Set the listing down again in full, word for word, with the pictures left out.

:: Available data ::

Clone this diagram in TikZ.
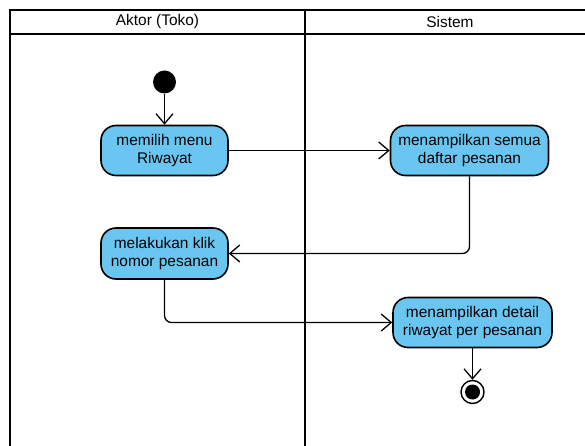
\documentclass[tikz,border=0pt]{standalone}
\usepackage{fontspec}
\setmainfont{Liberation Sans}
\usetikzlibrary{arrows.meta}
\definecolor{actfill}{RGB}{106,198,240}
\begin{document}
\begin{tikzpicture}[x=1bp,y=-1bp,
  lane/.style={draw=black, line width=2.4bp},
  act/.style={draw=black, line width=1.6bp, fill=actfill, rounded corners=15bp,
    align=center, inner sep=0pt, font=\fontsize{15.5}{19}\selectfont},
  flow/.style={draw=black, line width=1.3bp, rounded corners=7bp,
    -{Straight Barb[length=10bp,width=17bp,line width=1.3bp]}},
  hdr/.style={font=\fontsize{15.5}{19}\selectfont, inner sep=0pt}
]
\useasboundingbox (0,0) rectangle (585,446);
\fill[white] (0,0) rectangle (585,446);

% swimlane frame
\begin{scope}
  \clip (0,0) rectangle (585,446);
  \draw[lane] (10,10) rectangle (596,470);
  \draw[lane] (10,34) -- (596,34);
  \draw[lane] (305,10) -- (305,470);
\end{scope}
\node[hdr] (h1) at (157.5,22) {Aktor (Toko)};
\node[hdr] (h2) at (450,22) {Sistem};

% activities
\node[circle, fill=black, minimum size=23bp, inner sep=0pt] (start) at (164.5,82) {};
\node[act, minimum width=127bp, minimum height=50bp] (a1) at (164.5,150.5) {memilih menu\\Riwayat};
\node[act, minimum width=158bp, minimum height=50bp] (a2) at (469.5,150.5) {menampilkan semua\\daftar pesanan};
\node[act, minimum width=127bp, minimum height=51bp] (a3) at (164.5,253.5) {melakukan klik\\nomor pesanan};
\node[act, minimum width=159bp, minimum height=50bp] (a4) at (472.5,322.5) {menampilkan detail\\riwayat per pesanan};
\node[circle, draw=black, line width=1.4bp, fill=white, minimum size=23bp, inner sep=0pt] (end) at (472.5,392) {};
\fill[black] (end.center) circle (7.5bp);

% control flow
\draw[flow] (start) -- (a1.north);
\draw[flow] (a1.east) -- (a2.west);
\draw[flow] (a2.south) |- (a3.east);
\draw[flow] (a3.south) |- (a4.west);
\draw[flow] (a4.south) -- (end.north);
\end{tikzpicture}
\end{document}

:::

**Task solution:**
Clone this diagram in TikZ.
\documentclass[tikz,border=0pt]{standalone}
\usepackage{fontspec}
\setmainfont{Liberation Sans}
\usetikzlibrary{arrows.meta}
\definecolor{actfill}{RGB}{106,198,240}
\begin{document}
\begin{tikzpicture}[x=1bp,y=-1bp,
  lane/.style={draw=black, line width=2.4bp},
  act/.style={draw=black, line width=1.6bp, fill=actfill, rounded corners=15bp,
    align=center, inner sep=0pt, font=\fontsize{15.5}{19}\selectfont},
  flow/.style={draw=black, line width=1.3bp, rounded corners=7bp,
    -{Straight Barb[length=10bp,width=17bp,line width=1.3bp]}},
  hdr/.style={font=\fontsize{15.5}{19}\selectfont, inner sep=0pt}
]
\useasboundingbox (0,0) rectangle (585,446);
\fill[white] (0,0) rectangle (585,446);

% swimlane frame
\begin{scope}
  \clip (0,0) rectangle (585,446);
  \draw[lane] (10,10) rectangle (596,470);
  \draw[lane] (10,34) -- (596,34);
  \draw[lane] (305,10) -- (305,470);
\end{scope}
\node[hdr] (h1) at (157.5,22) {Aktor (Toko)};
\node[hdr] (h2) at (450,22) {Sistem};

% activities
\node[circle, fill=black, minimum size=23bp, inner sep=0pt] (start) at (164.5,82) {};
\node[act, minimum width=127bp, minimum height=50bp] (a1) at (164.5,150.5) {memilih menu\\Riwayat};
\node[act, minimum width=158bp, minimum height=50bp] (a2) at (469.5,150.5) {menampilkan semua\\daftar pesanan};
\node[act, minimum width=127bp, minimum height=51bp] (a3) at (164.5,253.5) {melakukan klik\\nomor pesanan};
\node[act, minimum width=159bp, minimum height=50bp] (a4) at (472.5,322.5) {menampilkan detail\\riwayat per pesanan};
\node[circle, draw=black, line width=1.4bp, fill=white, minimum size=23bp, inner sep=0pt] (end) at (472.5,392) {};
\fill[black] (end.center) circle (7.5bp);

% control flow
\draw[flow] (start) -- (a1.north);
\draw[flow] (a1.east) -- (a2.west);
\draw[flow] (a2.south) |- (a3.east);
\draw[flow] (a3.south) |- (a4.west);
\draw[flow] (a4.south) -- (end.north);
\end{tikzpicture}
\end{document}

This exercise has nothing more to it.